* **Description of the task**:
Return a copy of each line that holds the string "this".
::: Provided records
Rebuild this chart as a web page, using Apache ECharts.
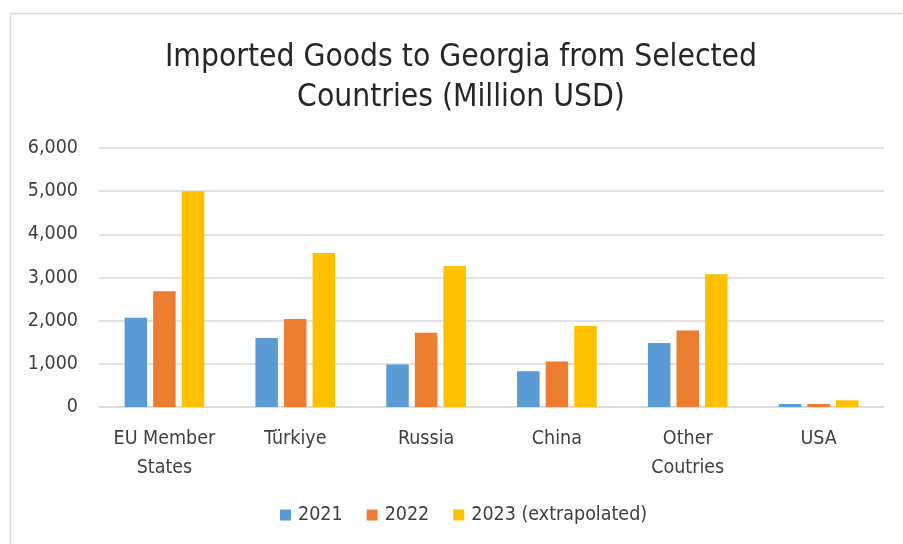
<!DOCTYPE html>
<html>
<head>
<meta charset="utf-8">
<script src="https://cdn.jsdelivr.net/npm/echarts@6/dist/echarts.min.js"></script>
<style>html,body{margin:0;padding:0;background:#fff}#c{width:903px;height:544px}</style>
</head>
<body>
<div id="c"></div>
<script>
var categories = ["EU Member\nStates", "Türkiye", "Russia", "China", "Other\nCoutries", "USA"];
var seriesNames = ["2021", "2022", "2023 (extrapolated)"];
var values2021 = [2070, 1600, 985, 830, 1485, 70];
var values2022 = [2680, 2040, 1720, 1055, 1775, 70];
var values2023 = [5000, 3570, 3265, 1875, 3075, 155];
var yTicks = [0, 1000, 2000, 3000, 4000, 5000, 6000];

var FONT = "'Liberation Sans Narrow', 'DejaVu Sans Condensed', 'Liberation Sans', sans-serif";
var colors = ['#5B9BD5', '#ED7D31', '#FFC000'];
var chart = echarts.init(document.getElementById('c'));
function mk(name, data, i) {
  return {
    name: name, type: 'bar', data: data, barWidth: 22.5, barGap: '27%',
    itemStyle: { color: colors[i] }, emphasis: { disabled: true }
  };
}
chart.setOption({
  animation: false,
  color: colors,
  graphic: [{
    type: 'rect', left: 8, top: 11, shape: { width: 1000, height: 1000 },
    style: { fill: 'none', stroke: '#d9d9d9', lineWidth: 1.5 }, silent: true
  }],
  title: {
    text: 'Imported Goods to Georgia from Selected\nCountries (Million USD)',
    left: 461, top: 38, padding: 0, textAlign: 'center',
    textStyle: { fontFamily: FONT, fontSize: 31.5, fontWeight: 'normal', color: '#262626', lineHeight: 40 }
  },
  legend: {
    data: seriesNames, left: 275, top: 500, itemWidth: 11, itemHeight: 11, itemGap: 24,
    icon: 'rect',
    textStyle: { fontFamily: FONT, fontSize: 19.5, color: '#404040', padding: [0, 0, 0, 2] }
  },
  grid: { left: 99, right: 19, top: 148, bottom: 137 },
  xAxis: {
    type: 'category', data: categories,
    axisLine: { lineStyle: { color: '#d9d9d9', width: 1.5 } },
    axisTick: { show: false },
    axisLabel: { fontFamily: FONT, fontSize: 19.5, color: '#404040', margin: 17, lineHeight: 29, interval: 0 }
  },
  yAxis: {
    type: 'value', min: yTicks[0], max: yTicks[yTicks.length - 1], interval: 1000,
    axisLine: { show: false }, axisTick: { show: false },
    splitLine: { lineStyle: { color: '#d9d9d9', width: 1.5 } },
    axisLabel: {
      fontFamily: FONT, fontSize: 19.5, color: '#404040', margin: 21,
      formatter: function (v) { return v.toLocaleString('en-US'); }
    }
  },
  series: [mk(seriesNames[0], values2021, 0), mk(seriesNames[1], values2022, 1), mk(seriesNames[2], values2023, 2)]
});
</script>
</body>
</html>
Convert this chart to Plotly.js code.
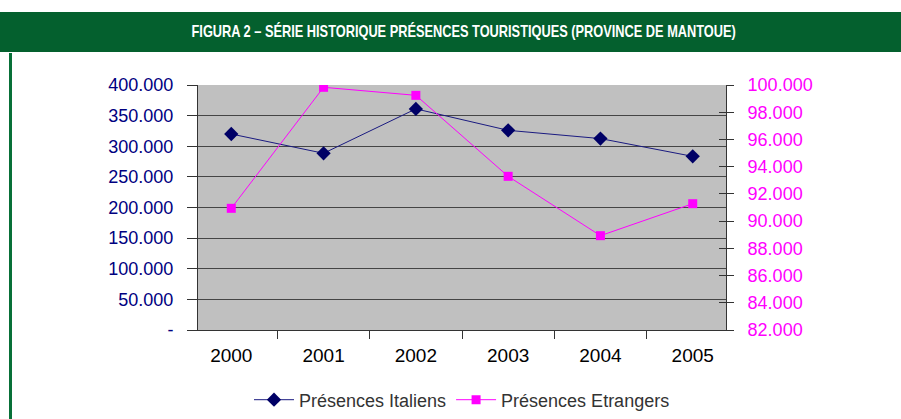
::::::
* **Exercise output**:
Rebuild this chart as a web page, using Apache ECharts.
Convert this chart to Plotly.js code.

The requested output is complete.